5:37 I don't want to IMDB Franco & Hathaway to see old they were when "Back to the Future" came out.

5:32 Opening montage. Drumroll. Anne Hathaway and James Franco are going into Inception to get tips from Alec Baldwin for tips to hosting the Oscars. Morgan Freeman is narrating, as per Baldwin's preference. Okay, this is pretty cute so far. Anne's wink at Colin Firth in "The King's Speech" is adorbs. I may enjoy the "Black Swan" spoof more than "Black Swan," which, turns out, despite my perception wasn't a spoof itself. (Seriously, people, "Black Swan"?)

5:25 PM Hey kids! Got your cocktails? Or your other cocktails?
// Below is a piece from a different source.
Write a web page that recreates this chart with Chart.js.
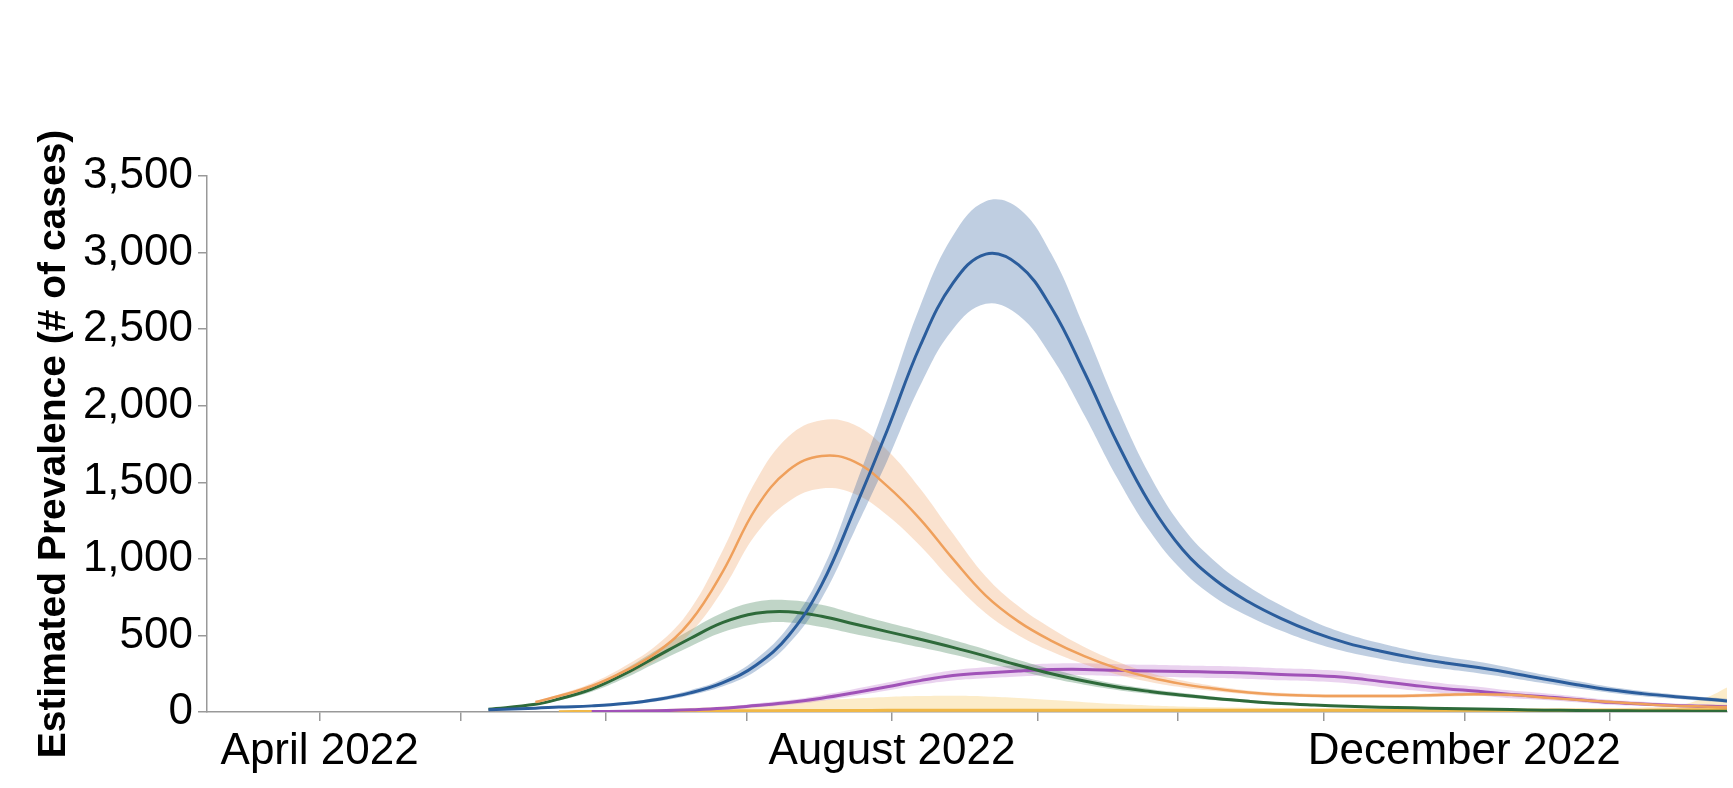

Hopefully you've carefully sliced your smoked salmon and other finger foods in the shape of the iconic golden statuettes that are about to get handed out to Hollywood's most deserving (wink, wink) power players, stars, and movie-makers at the 83rd Annual Academy Awards.

Last minute preparations are sooooo last minute, and the red carpet long rolled out, at what could go down as the coldest Oscars on record--and we're talking temperature, not McCarthy-style politics. But will politics invade the gushing of the gliteratti tonight as they thank their maker (their agents) and their god (their director) for their big badass award? Will our boob tubes be graced with a nip slip? We know who is wearing who...and depending on whose writing the schtick for hosts Anne Hathaway and James Franco, we might know who is doing who. Well, probably not.